Presidential candidate Nikos Christodoulides said he has been victim of an organised attempt to slander and derail him, according to reports appeared on Thursday.
Speaking at a campaign gathering on Wednesday night in the presence of the leaders of Diko and Edek, Nikolas Papadopoulos and Marinos Sizopoulos, who are backing his candidacy, Christodoulides said that the ‘war’ against him will continue to escalate.
Christodoulides was recently accused of asking a former campaign aide, Manolis Kyriacou, to make fake social media accounts to promote his candidacy and hurl abuse at rival candidates.
On Monday, Kyriacou told Politis in an interview that Christodoulides was actively campaigning on the sly while still serving as foreign minister. He would meet privately with cadres from Diko and Edek to discuss his presidential prospects, while all the time publicly professing that he was a dedicated Disy man and had not decided whether he would stand.
Speaking at his event on Wednesday, Christodoulides said that his goal is clear.
“We will create a Cyprus that is better for our children and offer every citizen of this country a better quality of life,” he said.
Christodoulides also added how he knew that the road to the elections would not be any easy one, but that the slander he receives daily is ‘without limits’ and ‘out of bounds.’
However, his campaign team has kept quiet over the fake accounts he asked Kyriacou to create.

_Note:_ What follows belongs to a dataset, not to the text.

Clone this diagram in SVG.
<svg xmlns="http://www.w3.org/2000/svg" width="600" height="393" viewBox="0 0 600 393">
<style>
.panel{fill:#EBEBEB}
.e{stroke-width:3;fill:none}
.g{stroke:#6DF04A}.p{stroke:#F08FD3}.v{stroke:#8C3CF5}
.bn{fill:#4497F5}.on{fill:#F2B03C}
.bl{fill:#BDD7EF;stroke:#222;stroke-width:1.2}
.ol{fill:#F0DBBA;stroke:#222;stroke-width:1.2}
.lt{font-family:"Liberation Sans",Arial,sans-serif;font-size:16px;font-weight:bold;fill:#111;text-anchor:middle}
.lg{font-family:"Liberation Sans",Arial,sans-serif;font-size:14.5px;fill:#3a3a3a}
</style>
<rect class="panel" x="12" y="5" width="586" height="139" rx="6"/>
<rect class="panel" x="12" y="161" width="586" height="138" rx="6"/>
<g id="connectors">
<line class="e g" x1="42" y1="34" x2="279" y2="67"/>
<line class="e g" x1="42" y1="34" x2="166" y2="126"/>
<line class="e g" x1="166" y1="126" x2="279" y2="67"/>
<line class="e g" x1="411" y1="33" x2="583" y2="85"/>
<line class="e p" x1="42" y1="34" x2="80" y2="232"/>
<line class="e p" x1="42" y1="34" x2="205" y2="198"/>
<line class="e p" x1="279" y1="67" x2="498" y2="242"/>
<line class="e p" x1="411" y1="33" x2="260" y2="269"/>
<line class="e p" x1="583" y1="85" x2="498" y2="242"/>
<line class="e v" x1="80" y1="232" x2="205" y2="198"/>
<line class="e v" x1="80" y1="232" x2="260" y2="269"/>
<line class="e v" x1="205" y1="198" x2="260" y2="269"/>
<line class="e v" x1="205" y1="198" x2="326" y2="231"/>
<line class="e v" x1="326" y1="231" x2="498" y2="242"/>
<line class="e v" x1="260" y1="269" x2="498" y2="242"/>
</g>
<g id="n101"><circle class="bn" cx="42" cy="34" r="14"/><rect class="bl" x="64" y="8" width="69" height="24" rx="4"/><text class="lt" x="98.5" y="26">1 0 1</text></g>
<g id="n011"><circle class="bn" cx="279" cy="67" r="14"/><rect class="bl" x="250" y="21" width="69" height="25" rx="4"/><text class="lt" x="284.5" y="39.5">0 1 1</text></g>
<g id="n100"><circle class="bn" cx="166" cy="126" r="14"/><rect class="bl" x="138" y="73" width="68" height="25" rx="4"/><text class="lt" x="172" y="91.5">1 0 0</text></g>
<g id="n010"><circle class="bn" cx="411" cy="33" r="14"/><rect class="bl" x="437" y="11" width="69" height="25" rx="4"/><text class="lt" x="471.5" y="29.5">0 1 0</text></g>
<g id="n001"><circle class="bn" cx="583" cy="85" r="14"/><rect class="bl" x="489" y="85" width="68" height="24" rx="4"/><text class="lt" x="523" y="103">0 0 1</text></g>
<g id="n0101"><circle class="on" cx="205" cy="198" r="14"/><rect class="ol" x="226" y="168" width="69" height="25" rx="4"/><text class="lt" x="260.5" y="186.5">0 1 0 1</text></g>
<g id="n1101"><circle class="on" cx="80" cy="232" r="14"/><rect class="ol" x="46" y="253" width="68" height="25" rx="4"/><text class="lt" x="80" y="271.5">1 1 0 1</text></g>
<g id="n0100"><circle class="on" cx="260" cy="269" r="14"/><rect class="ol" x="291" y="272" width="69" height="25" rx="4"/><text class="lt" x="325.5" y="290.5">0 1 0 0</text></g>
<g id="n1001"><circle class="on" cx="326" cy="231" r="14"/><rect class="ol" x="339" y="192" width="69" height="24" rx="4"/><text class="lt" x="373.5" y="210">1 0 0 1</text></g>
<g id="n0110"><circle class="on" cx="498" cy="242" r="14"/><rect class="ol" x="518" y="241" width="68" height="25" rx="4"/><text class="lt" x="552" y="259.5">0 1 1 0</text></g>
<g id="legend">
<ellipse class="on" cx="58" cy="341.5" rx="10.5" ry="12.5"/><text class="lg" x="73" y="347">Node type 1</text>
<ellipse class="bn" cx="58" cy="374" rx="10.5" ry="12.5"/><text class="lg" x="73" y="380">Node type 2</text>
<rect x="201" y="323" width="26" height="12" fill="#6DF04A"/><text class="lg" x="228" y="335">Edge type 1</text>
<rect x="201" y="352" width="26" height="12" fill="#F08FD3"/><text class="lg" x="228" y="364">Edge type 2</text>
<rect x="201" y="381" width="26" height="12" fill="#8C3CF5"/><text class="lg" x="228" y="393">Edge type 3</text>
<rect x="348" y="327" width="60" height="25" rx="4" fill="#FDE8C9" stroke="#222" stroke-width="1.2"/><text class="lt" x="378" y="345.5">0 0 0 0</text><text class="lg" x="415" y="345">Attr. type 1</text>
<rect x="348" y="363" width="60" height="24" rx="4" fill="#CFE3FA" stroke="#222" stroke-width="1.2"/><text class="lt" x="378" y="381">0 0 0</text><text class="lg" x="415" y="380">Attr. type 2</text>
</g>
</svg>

In August, Christodoulides was also the subject of controversy, as the foreign ministry confirmed that during the financial crisis in 2013, he continued to receive a foreign posting allowance for months after the former diplomat was relocated to the island from Brussels.
During his last year at the foreign ministry, Christodoulides served as a spokesperson of the Cyprus presidency of the council of the European Union in Brussels.
However, in March that year, he was sent back to Cyprus but continued to receive a monthly €4,860 salary as a general non-taxable cost of living allowance for being posted abroad for another four months.